=== Problem details ===
Repeat verbatim the lines from the one containing "Recreate this image" to the one containing "2.480, 2.618, 2.746]", ends included, minus any pictures.

Records with drawing code:
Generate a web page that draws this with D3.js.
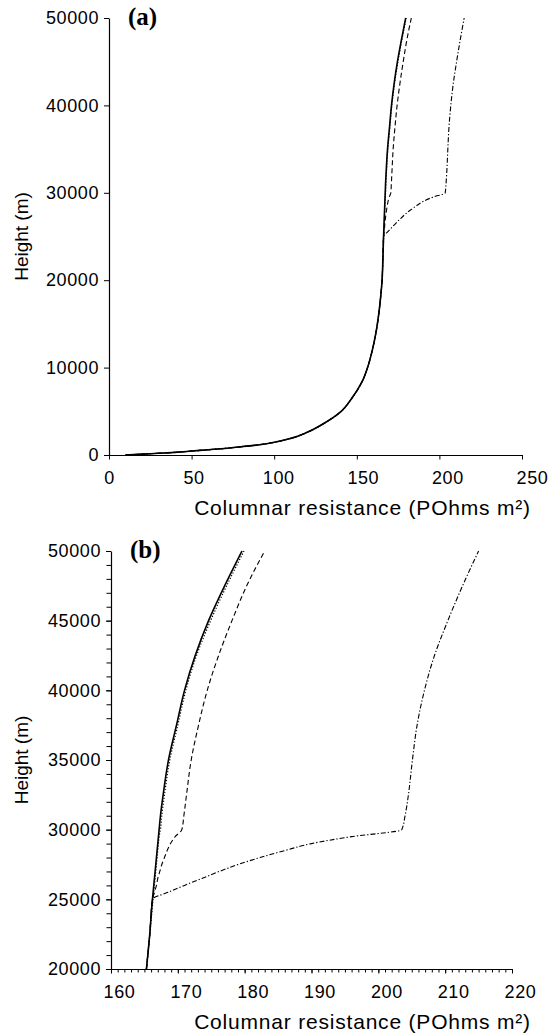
<!DOCTYPE html>
<html><head><meta charset="utf-8">
<script src="https://cdn.jsdelivr.net/npm/d3@7"></script>
<style>body{margin:0;background:#fff}svg{display:block}</style>
</head><body>
<svg id="c" width="559" height="1033"></svg>
<script>
// Heights (m) at which the columnar resistance was read
const heights = [0,100,200,300,450,600,750,950,1150,1450,1900,2600,3600,4900,6500,8500,10000,12000,14000,16000,18000,20000,22500,25000,25500,26000,26500,27000,27500,28000,28500,29000,29500,30000,31000,32500,35000,37500,40000,42500,45000,47500,50000];
// Columnar resistance (POhms m^2) for each scenario
const seriesSolid = [10,20,30,40,50,60,70,80,90,100,110,120,130,140,147,153.5,156.5,159.4,161.6,163.2,164.4,165.3,165.8,166.2,166.3,166.4,166.5,166.6,166.7,166.8,166.9,167.0,167.1,167.2,167.4,167.8,168.6,169.8,171.0,172.6,174.6,177.0,179.6];
const seriesDotted = [10,20,30,40,50,60,70,80,90,100,110,120,130,140,147,153.5,156.5,159.4,161.6,163.2,164.4,165.3,165.8,166.3,166.4,166.5,166.6,166.7,166.8,166.9,167.0,167.1,167.2,167.4,167.6,168.0,168.8,170.0,171.2,172.8,174.9,177.3,179.9];
const seriesDashed = [10,20,30,40,50,60,70,80,90,100,110,120,130,140,147,153.5,156.5,159.4,161.6,163.2,164.4,165.3,165.8,166.2,166.5,166.8,167.0,167.3,167.6,168.0,168.4,168.9,169.6,170.6,170.9,171.3,172.0,173.1,174.4,176.1,178.1,180.3,183.0];
const seriesDashDot = [10,20,30,40,50,60,70,80,90,100,110,120,130,140,147,153.5,156.5,159.4,161.6,163.2,164.4,165.3,165.8,166.2,168.5,171.0,173.6,176.2,179.0,182.3,186.0,190.0,196.0,203.5,204.0,204.5,205.1,205.8,206.9,208.4,210.4,212.6,215.0];

const xTicksA = [0,50,100,150,200,250];
const yTicksA = [0,10000,20000,30000,40000,50000];
const xTicksB = [160,170,180,190,200,210,220];
const yTicksB = [20000,25000,30000,35000,40000,45000,50000];
const panelLabels = ["(a)","(b)"];
const xTitle = "Columnar resistance (POhms m²)";
const yTitle = "Height (m)";

const styles = [
  {values: seriesSolid, dash: null, w: 1.6},
  {values: seriesDotted, dash: "1.2,1.8", w: 1.2},
  {values: seriesDashed, dash: "5,3", w: 1.1},
  {values: seriesDashDot, dash: "5,2,1.3,2", w: 1.1}
];

const svg = d3.select("#c");
svg.append("rect").attr("width",559).attr("height",1033).attr("fill","#fff");
const font = "Liberation Sans, Arial, sans-serif";

function panel(cfg){
  const x = d3.scaleLinear().domain(cfg.xDom).range(cfg.xR);
  const y = d3.scaleLinear().domain(cfg.yDom).range(cfg.yR);
  const g = svg.append("g");

  if (cfg.xMinor){
    g.append("g").attr("transform",`translate(0,${cfg.yR[0]})`)
      .call(d3.axisBottom(x).tickValues(cfg.xMinor).tickSize(3.5).tickFormat("").tickSizeOuter(0))
      .call(a=>a.select(".domain").remove());
    g.append("g").attr("transform",`translate(${cfg.xR[0]},0)`)
      .call(d3.axisLeft(y).tickValues(cfg.yMinor).tickSize(4.5).tickFormat("").tickSizeOuter(0))
      .call(a=>a.select(".domain").remove());
  }
  const xa = g.append("g").attr("transform",`translate(0,${cfg.yR[0]})`)
    .call(d3.axisBottom(x).tickValues(cfg.xTicks).tickSize(4.5).tickPadding(12).tickSizeOuter(0).tickFormat(d3.format("d")));
  xa.selectAll("text").attr("font-family",font).attr("font-size",18).attr("letter-spacing",0.6).attr("fill","#000")
    .attr("dx",(d,i)=>cfg.xdx(i));
  const ya = g.append("g").attr("transform",`translate(${cfg.xR[0]},0)`)
    .call(d3.axisLeft(y).tickValues(cfg.yTicks).tickSize(5).tickPadding(5).tickSizeOuter(0).tickFormat(d3.format("d")));
  ya.selectAll("text").attr("font-family",font).attr("font-size",18).attr("letter-spacing",0.6).attr("fill","#000");
  g.selectAll(".domain").attr("stroke","#000").attr("stroke-width",1.2);
  g.selectAll(".tick line").attr("stroke","#000").attr("stroke-width",1);

  const idx = heights.map((h,i)=>i).filter(i=>heights[i]>=cfg.yDom[0]);
  styles.forEach(s=>{
    const line = d3.line().x(i=>x(s.values[i])).y(i=>y(heights[i])).curve(d3.curveMonotoneY);
    g.append("path").attr("d",line(idx)).attr("fill","none").attr("stroke","#000")
      .attr("stroke-width",s.w).attr("stroke-dasharray",s.dash);
  });

  g.append("text").attr("x",cfg.xR[0]+19).attr("y",cfg.yR[1]+7).text(cfg.label)
    .attr("font-family","Liberation Serif, Times New Roman, serif").attr("font-weight","bold").attr("font-size",25);
  g.append("text").attr("x",362.5).attr("y",cfg.yR[0]+60).attr("text-anchor","middle")
    .attr("font-family",font).attr("font-size",21).attr("letter-spacing",0.8).text(xTitle);
  g.append("text").attr("transform",`translate(28,${(cfg.yR[0]+cfg.yR[1])/2}) rotate(-90)`)
    .attr("text-anchor","middle").attr("font-family",font).attr("font-size",19).text(yTitle);
}

panel({xDom:[0,250], xR:[109,522], yDom:[0,50000], yR:[455,18], xTicks:xTicksA, yTicks:yTicksA, label:panelLabels[0], xdx:i=>i*2});
panel({xDom:[160,220], xR:[111,512], yDom:[20000,50000], yR:[969,551], xTicks:xTicksB, yTicks:yTicksB,
       xMinor:d3.range(160,221,1), yMinor:d3.range(20000,50001,1000), label:panelLabels[1], xdx:i=>8});
</script>
</body></html>
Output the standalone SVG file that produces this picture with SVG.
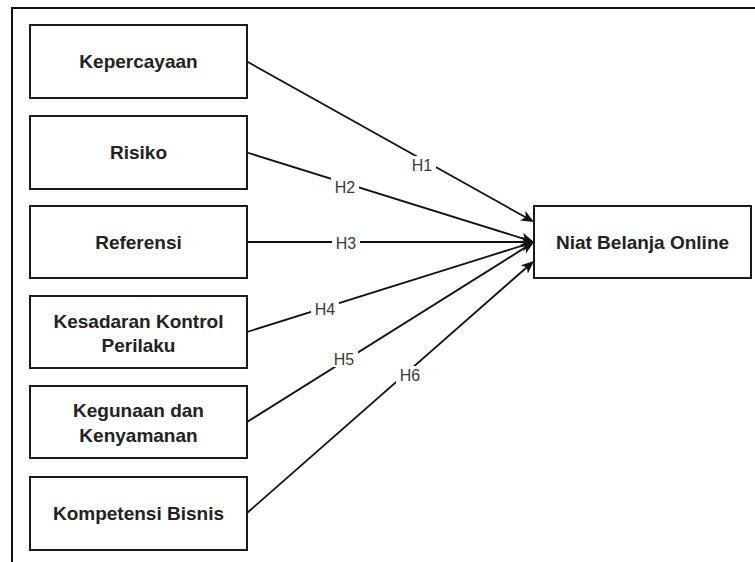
<svg xmlns="http://www.w3.org/2000/svg" width="755" height="562" viewBox="0 0 755 562">
  <style>
    .box { fill: #ffffff; stroke: #1a1a1a; stroke-width: 2; }
    .txt { font-family: "Liberation Sans", Arial, sans-serif; font-size: 19px; font-weight: bold; fill: #222222; text-anchor: middle; }
    .edge { fill: none; stroke: #111111; stroke-width: 1.8; }
    .lblbg { fill: #ffffff; stroke: none; }
    .lbl { font-family: "Liberation Sans", Arial, sans-serif; font-size: 16px; fill: #3a3a3a; text-anchor: middle; }
    .frame { fill: none; stroke: #111111; stroke-width: 2; }
  </style>
  <defs>
    <marker id="arrow" markerUnits="userSpaceOnUse" markerWidth="14" markerHeight="12" refX="10" refY="5.5" orient="auto">
      <path d="M0,0 L13,5.5 L0,11 L3.5,5.5 Z" fill="#111111"/>
    </marker>
  </defs>
  <rect x="0" y="0" width="755" height="562" fill="#ffffff"/>
  <path class="frame" d="M12,562 V8 H755"/>

  <g id="connectors">
    <path class="edge" d="M247,61.5 L531.4,220.5" marker-end="url(#arrow)"/>
    <path class="edge" d="M247,152.5 L531.1,241.1" marker-end="url(#arrow)"/>
    <path class="edge" d="M247,242 L531,242" marker-end="url(#arrow)"/>
    <path class="edge" d="M247,332 L531.1,242.9" marker-end="url(#arrow)"/>
    <path class="edge" d="M247,422 L531.5,243.6" marker-end="url(#arrow)"/>
    <path class="edge" d="M247,513 L531.7,263" marker-end="url(#arrow)"/>
    <g id="labels">
      <rect class="lblbg" x="408" y="156" width="28" height="18"/>
      <text class="lbl" x="422" y="170.7">H1</text>
      <rect class="lblbg" x="331" y="178" width="28" height="18"/>
      <text class="lbl" x="345" y="192.7">H2</text>
      <rect class="lblbg" x="332" y="234" width="28" height="18"/>
      <text class="lbl" x="346" y="249">H3</text>
      <rect class="lblbg" x="311" y="300" width="28" height="18"/>
      <text class="lbl" x="325" y="315.4">H4</text>
      <rect class="lblbg" x="330" y="349" width="28" height="18"/>
      <text class="lbl" x="344" y="364.5">H5</text>
      <rect class="lblbg" x="396" y="366" width="28" height="18"/>
      <text class="lbl" x="410" y="381">H6</text>
    </g>
  </g>

  <g id="kepercayaan">
    <rect class="box" x="30" y="25" width="217" height="73"/>
    <text class="txt" x="138.5" y="68">Kepercayaan</text>
  </g>
  <g id="risiko">
    <rect class="box" x="30" y="116" width="217" height="73"/>
    <text class="txt" x="138.5" y="159">Risiko</text>
  </g>
  <g id="referensi">
    <rect class="box" x="30" y="206" width="217" height="72"/>
    <text class="txt" x="138.5" y="248.5">Referensi</text>
  </g>
  <g id="kesadaran">
    <rect class="box" x="30" y="296" width="217" height="72"/>
    <text class="txt" x="138.5" y="327.5">Kesadaran Kontrol</text>
    <text class="txt" x="138.5" y="352">Perilaku</text>
  </g>
  <g id="kegunaan">
    <rect class="box" x="30" y="386" width="217" height="72"/>
    <text class="txt" x="138.5" y="417">Kegunaan dan</text>
    <text class="txt" x="138.5" y="441.5">Kenyamanan</text>
  </g>
  <g id="kompetensi">
    <rect class="box" x="30" y="477" width="217" height="73"/>
    <text class="txt" x="138.5" y="519.5">Kompetensi Bisnis</text>
  </g>
  <g id="niat">
    <rect class="box" x="534" y="206" width="217" height="72"/>
    <text class="txt" x="642.5" y="248.5">Niat Belanja Online</text>
  </g>
</svg>
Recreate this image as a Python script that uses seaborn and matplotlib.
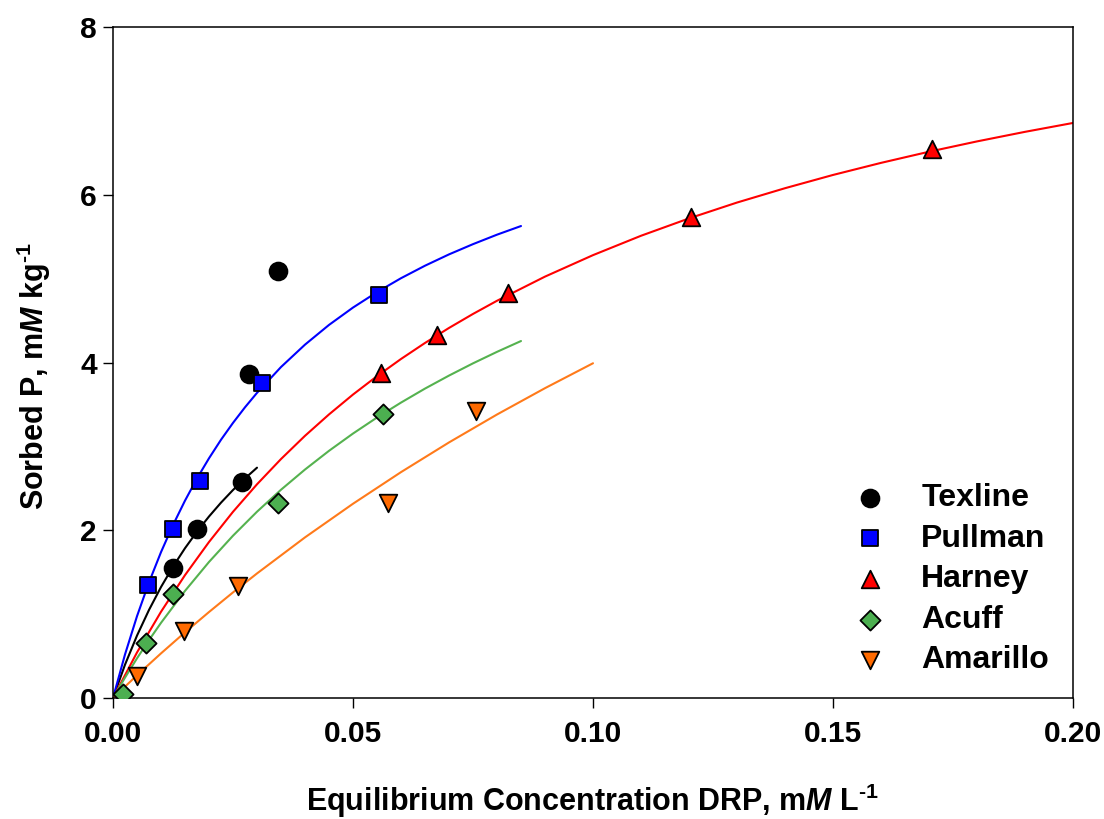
import numpy as np
import pandas as pd
import matplotlib
matplotlib.use("Agg")
import matplotlib.pyplot as plt
import seaborn as sns

# ---------------- data ----------------
soils = ["Texline", "Pullman", "Harney", "Acuff", "Amarillo"]

texline_x = [0.0125, 0.0174, 0.0268, 0.0283, 0.0343]
texline_y = [1.55, 2.02, 2.58, 3.86, 5.09]

pullman_x = [0.0073, 0.0125, 0.0182, 0.0311, 0.0554]
pullman_y = [1.35, 2.01, 2.59, 3.76, 4.81]

harney_x = [0.0558, 0.0675, 0.0822, 0.1205, 0.1706]
harney_y = [3.87, 4.33, 4.83, 5.73, 6.54]

acuff_x = [0.0021, 0.0068, 0.0125, 0.0344, 0.0562]
acuff_y = [0.05, 0.65, 1.24, 2.32, 3.39]

amarillo_x = [0.0049, 0.0148, 0.0261, 0.0573, 0.0757]
amarillo_y = [0.26, 0.80, 1.33, 2.32, 3.42]

# fitted curves
fit_texline_x = [0, 0.0025, 0.005, 0.0075, 0.01, 0.0125, 0.015, 0.0175, 0.02, 0.0225, 0.025, 0.0275, 0.030]
fit_texline_y = [0, 0.397, 0.744, 1.050, 1.323, 1.566, 1.786, 1.984, 2.164, 2.329, 2.480, 2.618, 2.746]

fit_pullman_x = [0, 0.0025, 0.005, 0.0075, 0.01, 0.0125, 0.015, 0.0175, 0.02, 0.0225, 0.025, 0.0275,
                 0.03, 0.035, 0.04, 0.045, 0.05, 0.055, 0.06, 0.065, 0.07, 0.075, 0.08, 0.085]
fit_pullman_y = [0, 0.519, 0.975, 1.379, 1.739, 2.062, 2.353, 2.618, 2.858, 3.079, 3.280, 3.466,
                 3.638, 3.946, 4.213, 4.448, 4.655, 4.839, 5.005, 5.154, 5.289, 5.411, 5.524, 5.627]

fit_harney_x = [0, 0.005, 0.01, 0.015, 0.02, 0.025, 0.03, 0.035, 0.04, 0.045, 0.05, 0.055, 0.06,
                0.065, 0.07, 0.075, 0.08, 0.09, 0.10, 0.11, 0.12, 0.13, 0.14, 0.15, 0.16, 0.17,
                0.18, 0.19, 0.20]
fit_harney_y = [0, 0.543, 1.028, 1.465, 1.860, 2.220, 2.548, 2.849, 3.126, 3.381, 3.618, 3.837, 4.042,
                4.233, 4.412, 4.579, 4.736, 5.024, 5.280, 5.511, 5.718, 5.907, 6.078, 6.236, 6.380,
                6.513, 6.636, 6.750, 6.856]

fit_acuff_x = [0, 0.0025, 0.005, 0.0075, 0.01, 0.015, 0.02, 0.025, 0.03, 0.035, 0.04, 0.045, 0.05,
               0.055, 0.06, 0.065, 0.07, 0.075, 0.08, 0.085]
fit_acuff_y = [0, 0.243, 0.473, 0.690, 0.896, 1.277, 1.622, 1.935, 2.221, 2.483, 2.724, 2.947, 3.153,
               3.344, 3.522, 3.689, 3.844, 3.990, 4.127, 4.256]

fit_amarillo_x = [0, 0.005, 0.01, 0.015, 0.02, 0.025, 0.03, 0.04, 0.05, 0.06, 0.07, 0.08, 0.09, 0.10]
fit_amarillo_y = [0, 0.271, 0.532, 0.783, 1.025, 1.259, 1.485, 1.915, 2.316, 2.693, 3.047, 3.380,
                  3.694, 3.991]

x_ticks = [0.00, 0.05, 0.10, 0.15, 0.20]
y_ticks = [0, 2, 4, 6, 8]

# ---------------- styling ----------------
marker_colors = {"Texline": "#000000", "Pullman": "#0000FF", "Harney": "#FF0000",
                 "Acuff": "#4CAF50", "Amarillo": "#FF6A00"}
line_colors = {"Texline": "#000000", "Pullman": "#0000FF", "Harney": "#FF0000",
               "Acuff": "#55B24F", "Amarillo": "#FF7A1A"}
markers = {"Texline": "o", "Pullman": "s", "Harney": "^", "Acuff": "D", "Amarillo": "v"}
sizes = {"Texline": 165, "Pullman": 120, "Harney": 160, "Acuff": 105, "Amarillo": 160}

sns.set_theme(style="ticks")
plt.rcParams["font.family"] = ["Liberation Sans", "DejaVu Sans"]
plt.rcParams["font.weight"] = "bold"
plt.rcParams["text.color"] = "black"
plt.rcParams["axes.labelcolor"] = "black"
plt.rcParams["xtick.color"] = "black"
plt.rcParams["ytick.color"] = "black"
plt.rcParams["mathtext.fontset"] = "custom"
plt.rcParams["mathtext.rm"] = "Liberation Sans:bold"
plt.rcParams["mathtext.it"] = "Liberation Sans:italic:bold"
plt.rcParams["mathtext.bf"] = "Liberation Sans:bold"

pts = pd.DataFrame({
    "soil": sum([[s] * 5 for s in soils], []),
    "C": texline_x + pullman_x + harney_x + acuff_x + amarillo_x,
    "S": texline_y + pullman_y + harney_y + acuff_y + amarillo_y,
})
fit_x = [fit_texline_x, fit_pullman_x, fit_harney_x, fit_acuff_x, fit_amarillo_x]
fit_y = [fit_texline_y, fit_pullman_y, fit_harney_y, fit_acuff_y, fit_amarillo_y]
fits = pd.DataFrame({
    "soil": sum([[s] * len(x) for s, x in zip(soils, fit_x)], []),
    "C": sum(fit_x, []),
    "S": sum(fit_y, []),
})

fig = plt.figure(figsize=(11.04, 8.19), dpi=100)
ax = fig.add_axes([113 / 1104, 121 / 819, 960 / 1104, 671 / 819])

sns.lineplot(data=fits, x="C", y="S", hue="soil", hue_order=soils, palette=line_colors,
             linewidth=1.5, legend=False, sort=False, estimator=None, ax=ax, zorder=2)

for s in soils:
    d = pts[pts["soil"] == s]
    sns.scatterplot(data=d, x="C", y="S", marker=markers[s], color=marker_colors[s],
                    s=sizes[s], edgecolor="black", linewidth=1.3, ax=ax, zorder=3, label=s)

ax.set_xlim(0, 0.20)
ax.set_ylim(0, 8)
ax.set_xticks(x_ticks)
ax.set_xticklabels([f"{v:.2f}" for v in x_ticks])
ax.set_yticks(y_ticks)
ax.set_yticklabels([str(v) for v in y_ticks])
ax.tick_params(axis="both", direction="out", length=7.2, width=1.0, labelsize=21.5,
               colors="black")
ax.tick_params(axis="x", pad=9)
ax.tick_params(axis="y", pad=4.5)
for lab in ax.get_xticklabels() + ax.get_yticklabels():
    lab.set_fontweight("bold")
for sp in ax.spines.values():
    sp.set_visible(True)
    sp.set_linewidth(1.1)
    sp.set_color("black")

ax.set_xlabel(r"Equilibrium Concentration DRP, m$\mathit{M}$ L$^{\text{-}1}$", fontsize=22,
              fontweight="bold", color="black")
ax.set_ylabel(r"Sorbed P, m$\mathit{M}$ kg$^{\text{-}1}$", fontsize=22, fontweight="bold",
              color="black")
ax.xaxis.set_label_coords(0.5, -0.125)
ax.yaxis.set_label_coords(-0.063, 0.48)

leg = ax.legend(loc="upper left", bbox_to_anchor=(0.772, 0.320), frameon=False,
                fontsize=23, handlelength=1.0, handletextpad=1.1, labelspacing=0.33,
                borderpad=0, borderaxespad=0, markerscale=1.0)
for t in leg.get_texts():
    t.set_fontweight("bold")
    t.set_color("black")

fig.savefig("out.png", dpi=100)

=== Reply ===
Recreate this image as a Python script that uses seaborn and matplotlib.
import numpy as np
import pandas as pd
import matplotlib
matplotlib.use("Agg")
import matplotlib.pyplot as plt
import seaborn as sns

# ---------------- data ----------------
soils = ["Texline", "Pullman", "Harney", "Acuff", "Amarillo"]

texline_x = [0.0125, 0.0174, 0.0268, 0.0283, 0.0343]
texline_y = [1.55, 2.02, 2.58, 3.86, 5.09]

pullman_x = [0.0073, 0.0125, 0.0182, 0.0311, 0.0554]
pullman_y = [1.35, 2.01, 2.59, 3.76, 4.81]

harney_x = [0.0558, 0.0675, 0.0822, 0.1205, 0.1706]
harney_y = [3.87, 4.33, 4.83, 5.73, 6.54]

acuff_x = [0.0021, 0.0068, 0.0125, 0.0344, 0.0562]
acuff_y = [0.05, 0.65, 1.24, 2.32, 3.39]

amarillo_x = [0.0049, 0.0148, 0.0261, 0.0573, 0.0757]
amarillo_y = [0.26, 0.80, 1.33, 2.32, 3.42]

# fitted curves
fit_texline_x = [0, 0.0025, 0.005, 0.0075, 0.01, 0.0125, 0.015, 0.0175, 0.02, 0.0225, 0.025, 0.0275, 0.030]
fit_texline_y = [0, 0.397, 0.744, 1.050, 1.323, 1.566, 1.786, 1.984, 2.164, 2.329, 2.480, 2.618, 2.746]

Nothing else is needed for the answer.